La fondamentale forma di intima libertà personale strenuamente difesa da Aline si sarebbe riflessa anche nella sua concezione dei legami famigliari: nonostante il divorzio da Rosenbaum nel 1940, e un secondo matrimonio di breve durata con il compositore Wladimir Vogel, rimase sempre profondamente legata al primo marito – il quale, radiato dal foro a causa del proprio antifascismo, si era rifatto una vita (e più di una famiglia) come antiquario ad Ascona. Determinata a rimanergli accanto, Aline avrebbe continuato a risiedere in quella che, del resto, sembra essere un’area favorevole all’espressione di anime femminili «controcorrente», come confermato dalla presenza della scrittrice Eveline Hasler, appassionata portavoce di figure ribelli, nonché autrice di un romanzo sulla stessa Valangin (Aline und die Erfindung der Liebe, 2000).
Fu proprio ad Ascona che l’ultranovantenne Aline si spense nel 1986, dopo una vita piena e, soprattutto, priva di veri rimpianti.

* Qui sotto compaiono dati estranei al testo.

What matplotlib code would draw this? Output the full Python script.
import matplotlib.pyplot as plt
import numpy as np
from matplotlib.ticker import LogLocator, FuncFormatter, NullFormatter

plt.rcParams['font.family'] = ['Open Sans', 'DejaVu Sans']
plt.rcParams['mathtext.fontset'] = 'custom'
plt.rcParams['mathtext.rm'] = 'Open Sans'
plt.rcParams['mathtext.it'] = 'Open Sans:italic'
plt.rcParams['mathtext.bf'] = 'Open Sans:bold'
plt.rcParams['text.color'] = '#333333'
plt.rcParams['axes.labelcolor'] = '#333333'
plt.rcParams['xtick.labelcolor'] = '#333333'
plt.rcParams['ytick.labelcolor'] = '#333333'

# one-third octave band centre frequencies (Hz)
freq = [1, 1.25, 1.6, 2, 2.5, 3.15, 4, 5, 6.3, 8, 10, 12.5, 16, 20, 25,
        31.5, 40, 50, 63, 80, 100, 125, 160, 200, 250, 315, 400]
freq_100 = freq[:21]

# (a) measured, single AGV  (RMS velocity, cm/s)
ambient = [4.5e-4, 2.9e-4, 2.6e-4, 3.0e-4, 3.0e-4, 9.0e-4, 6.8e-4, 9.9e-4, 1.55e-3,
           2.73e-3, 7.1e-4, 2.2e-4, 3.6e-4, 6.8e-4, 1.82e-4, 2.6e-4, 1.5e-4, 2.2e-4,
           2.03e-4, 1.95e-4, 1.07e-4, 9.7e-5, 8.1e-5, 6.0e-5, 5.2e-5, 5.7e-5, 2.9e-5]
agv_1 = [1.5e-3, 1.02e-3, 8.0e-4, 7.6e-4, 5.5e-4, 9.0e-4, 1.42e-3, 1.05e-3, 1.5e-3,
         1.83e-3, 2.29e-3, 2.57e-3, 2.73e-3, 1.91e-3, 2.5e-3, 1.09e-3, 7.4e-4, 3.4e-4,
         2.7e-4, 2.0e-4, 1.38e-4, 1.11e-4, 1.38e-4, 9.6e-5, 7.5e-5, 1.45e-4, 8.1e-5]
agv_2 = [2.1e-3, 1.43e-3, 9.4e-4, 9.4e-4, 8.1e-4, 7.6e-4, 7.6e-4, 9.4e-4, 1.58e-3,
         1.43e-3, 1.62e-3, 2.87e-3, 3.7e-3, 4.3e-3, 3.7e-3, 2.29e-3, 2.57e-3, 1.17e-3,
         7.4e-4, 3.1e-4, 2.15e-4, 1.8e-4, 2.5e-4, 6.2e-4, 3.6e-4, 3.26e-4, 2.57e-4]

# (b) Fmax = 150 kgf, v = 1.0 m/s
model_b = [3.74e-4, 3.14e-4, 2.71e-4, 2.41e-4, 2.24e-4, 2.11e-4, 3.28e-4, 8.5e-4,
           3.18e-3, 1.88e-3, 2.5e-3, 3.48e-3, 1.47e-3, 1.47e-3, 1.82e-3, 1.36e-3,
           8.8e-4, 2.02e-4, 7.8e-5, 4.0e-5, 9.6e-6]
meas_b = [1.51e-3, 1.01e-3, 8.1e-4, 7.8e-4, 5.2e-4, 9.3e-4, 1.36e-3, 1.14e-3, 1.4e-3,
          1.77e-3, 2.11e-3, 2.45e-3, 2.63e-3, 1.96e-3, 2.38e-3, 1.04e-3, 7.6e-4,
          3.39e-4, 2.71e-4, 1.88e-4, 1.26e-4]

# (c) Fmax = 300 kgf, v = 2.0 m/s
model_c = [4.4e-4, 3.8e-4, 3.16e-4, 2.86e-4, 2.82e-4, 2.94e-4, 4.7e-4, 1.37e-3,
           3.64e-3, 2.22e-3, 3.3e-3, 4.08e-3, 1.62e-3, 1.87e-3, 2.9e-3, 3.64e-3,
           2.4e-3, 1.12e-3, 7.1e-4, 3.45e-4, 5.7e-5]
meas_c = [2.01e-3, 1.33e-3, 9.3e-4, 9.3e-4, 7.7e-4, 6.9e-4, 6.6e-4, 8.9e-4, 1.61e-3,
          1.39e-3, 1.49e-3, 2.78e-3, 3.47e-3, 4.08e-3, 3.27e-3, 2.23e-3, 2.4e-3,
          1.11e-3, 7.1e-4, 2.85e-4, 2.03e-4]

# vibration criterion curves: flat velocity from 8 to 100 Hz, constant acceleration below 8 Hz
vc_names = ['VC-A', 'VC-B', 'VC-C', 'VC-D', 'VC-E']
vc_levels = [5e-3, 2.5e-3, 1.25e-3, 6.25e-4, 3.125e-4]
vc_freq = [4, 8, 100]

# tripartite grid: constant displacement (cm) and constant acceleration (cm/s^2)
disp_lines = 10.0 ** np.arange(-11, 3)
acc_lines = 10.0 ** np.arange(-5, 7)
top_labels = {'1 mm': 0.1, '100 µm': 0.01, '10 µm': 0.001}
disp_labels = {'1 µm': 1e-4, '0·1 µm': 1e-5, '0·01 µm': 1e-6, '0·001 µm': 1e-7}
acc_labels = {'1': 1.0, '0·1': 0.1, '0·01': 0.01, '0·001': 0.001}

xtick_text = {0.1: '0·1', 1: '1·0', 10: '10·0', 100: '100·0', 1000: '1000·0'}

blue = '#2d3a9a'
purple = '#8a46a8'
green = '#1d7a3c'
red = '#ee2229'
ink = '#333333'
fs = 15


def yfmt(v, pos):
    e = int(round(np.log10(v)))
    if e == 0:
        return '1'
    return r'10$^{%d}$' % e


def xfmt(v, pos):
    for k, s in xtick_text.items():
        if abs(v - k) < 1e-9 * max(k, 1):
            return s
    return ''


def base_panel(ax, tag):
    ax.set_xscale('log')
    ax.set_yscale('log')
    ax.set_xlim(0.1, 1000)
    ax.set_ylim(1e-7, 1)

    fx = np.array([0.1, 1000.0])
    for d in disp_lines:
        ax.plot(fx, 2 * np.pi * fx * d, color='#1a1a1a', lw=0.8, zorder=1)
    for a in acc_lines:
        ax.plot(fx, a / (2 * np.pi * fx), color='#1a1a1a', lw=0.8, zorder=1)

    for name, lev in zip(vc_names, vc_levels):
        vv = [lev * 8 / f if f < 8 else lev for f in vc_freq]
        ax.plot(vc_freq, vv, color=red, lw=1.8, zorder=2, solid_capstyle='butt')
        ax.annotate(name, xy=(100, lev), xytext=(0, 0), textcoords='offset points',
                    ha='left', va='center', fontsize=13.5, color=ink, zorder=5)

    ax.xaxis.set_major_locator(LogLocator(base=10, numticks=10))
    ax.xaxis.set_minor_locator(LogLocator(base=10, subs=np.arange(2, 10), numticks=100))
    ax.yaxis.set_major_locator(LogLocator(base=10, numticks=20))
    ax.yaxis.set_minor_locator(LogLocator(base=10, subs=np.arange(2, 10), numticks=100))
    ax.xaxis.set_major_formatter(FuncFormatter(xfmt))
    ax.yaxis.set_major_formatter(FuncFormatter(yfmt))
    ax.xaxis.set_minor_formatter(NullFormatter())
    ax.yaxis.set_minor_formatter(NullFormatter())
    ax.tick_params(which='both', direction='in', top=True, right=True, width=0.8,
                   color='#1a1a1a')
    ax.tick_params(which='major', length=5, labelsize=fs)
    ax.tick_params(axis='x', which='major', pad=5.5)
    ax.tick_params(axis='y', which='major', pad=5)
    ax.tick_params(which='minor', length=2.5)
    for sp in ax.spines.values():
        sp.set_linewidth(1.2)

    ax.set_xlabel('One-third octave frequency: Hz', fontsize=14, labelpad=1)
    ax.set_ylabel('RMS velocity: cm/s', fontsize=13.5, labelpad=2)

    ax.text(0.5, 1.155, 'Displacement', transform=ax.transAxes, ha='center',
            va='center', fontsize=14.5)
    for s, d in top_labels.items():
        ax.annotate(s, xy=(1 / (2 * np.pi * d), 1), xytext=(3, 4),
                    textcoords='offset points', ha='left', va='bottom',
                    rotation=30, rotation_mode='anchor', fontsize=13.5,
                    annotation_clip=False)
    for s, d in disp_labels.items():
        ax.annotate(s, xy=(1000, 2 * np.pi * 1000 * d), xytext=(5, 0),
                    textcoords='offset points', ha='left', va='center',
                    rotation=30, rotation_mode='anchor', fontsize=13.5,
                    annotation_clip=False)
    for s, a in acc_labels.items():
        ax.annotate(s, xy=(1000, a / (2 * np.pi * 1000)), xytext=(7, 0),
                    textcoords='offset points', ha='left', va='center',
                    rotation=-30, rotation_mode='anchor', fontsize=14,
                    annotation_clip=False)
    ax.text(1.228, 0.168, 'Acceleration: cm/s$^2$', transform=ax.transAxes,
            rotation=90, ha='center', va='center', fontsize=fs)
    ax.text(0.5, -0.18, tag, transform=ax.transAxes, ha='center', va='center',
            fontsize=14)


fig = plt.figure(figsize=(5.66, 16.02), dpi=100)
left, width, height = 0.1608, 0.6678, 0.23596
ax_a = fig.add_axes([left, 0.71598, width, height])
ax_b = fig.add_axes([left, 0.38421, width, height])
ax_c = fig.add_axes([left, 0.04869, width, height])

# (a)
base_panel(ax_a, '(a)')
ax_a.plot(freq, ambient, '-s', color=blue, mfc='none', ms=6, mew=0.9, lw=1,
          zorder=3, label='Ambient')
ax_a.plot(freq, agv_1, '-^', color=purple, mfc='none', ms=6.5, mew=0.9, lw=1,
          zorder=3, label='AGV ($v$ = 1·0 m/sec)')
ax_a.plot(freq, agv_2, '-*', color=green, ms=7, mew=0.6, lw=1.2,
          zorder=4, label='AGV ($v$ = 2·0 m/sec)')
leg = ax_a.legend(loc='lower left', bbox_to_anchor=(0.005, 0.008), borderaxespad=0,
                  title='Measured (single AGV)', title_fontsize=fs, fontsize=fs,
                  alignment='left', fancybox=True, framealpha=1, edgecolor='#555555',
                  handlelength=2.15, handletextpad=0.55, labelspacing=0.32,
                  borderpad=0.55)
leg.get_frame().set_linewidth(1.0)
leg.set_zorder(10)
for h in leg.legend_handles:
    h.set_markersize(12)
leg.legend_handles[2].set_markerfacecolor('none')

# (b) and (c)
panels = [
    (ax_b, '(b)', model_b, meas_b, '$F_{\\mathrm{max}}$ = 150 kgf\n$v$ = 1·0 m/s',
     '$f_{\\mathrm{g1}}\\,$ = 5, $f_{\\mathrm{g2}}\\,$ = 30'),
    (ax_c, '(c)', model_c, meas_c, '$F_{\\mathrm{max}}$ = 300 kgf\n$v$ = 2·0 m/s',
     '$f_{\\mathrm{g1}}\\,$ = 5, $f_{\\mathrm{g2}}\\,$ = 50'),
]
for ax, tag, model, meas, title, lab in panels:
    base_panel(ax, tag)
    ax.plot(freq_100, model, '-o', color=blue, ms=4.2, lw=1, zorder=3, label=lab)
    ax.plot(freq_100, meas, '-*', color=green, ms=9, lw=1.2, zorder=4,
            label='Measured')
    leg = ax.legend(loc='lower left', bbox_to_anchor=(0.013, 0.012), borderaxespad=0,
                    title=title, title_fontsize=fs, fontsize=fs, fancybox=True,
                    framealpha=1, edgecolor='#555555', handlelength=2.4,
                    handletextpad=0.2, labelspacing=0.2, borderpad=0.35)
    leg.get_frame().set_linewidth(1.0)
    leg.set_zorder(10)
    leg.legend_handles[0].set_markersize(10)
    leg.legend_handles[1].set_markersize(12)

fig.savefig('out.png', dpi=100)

Ma ciò che oggi lascia un certo amaro in bocca a chiunque abbia la fortuna di imbattersi in questo incredibile personaggio è il fatto che alla Valangin non sia stata concessa la medesima rivalutazione e riscoperta postuma di cui hanno invece beneficiato molte donne intellettualmente coraggiose, il cui nome è oggi noto a livello internazionale; una mancanza a cui, fortunatamente, sopperisce il Fondo Aline Valangin, custodito presso la Biblioteca Cantonale di Lugano a costante ricordo di una donna anticonvenzionale e del suo (altrettanto anticonvenzionale) legame con il territorio ticinese.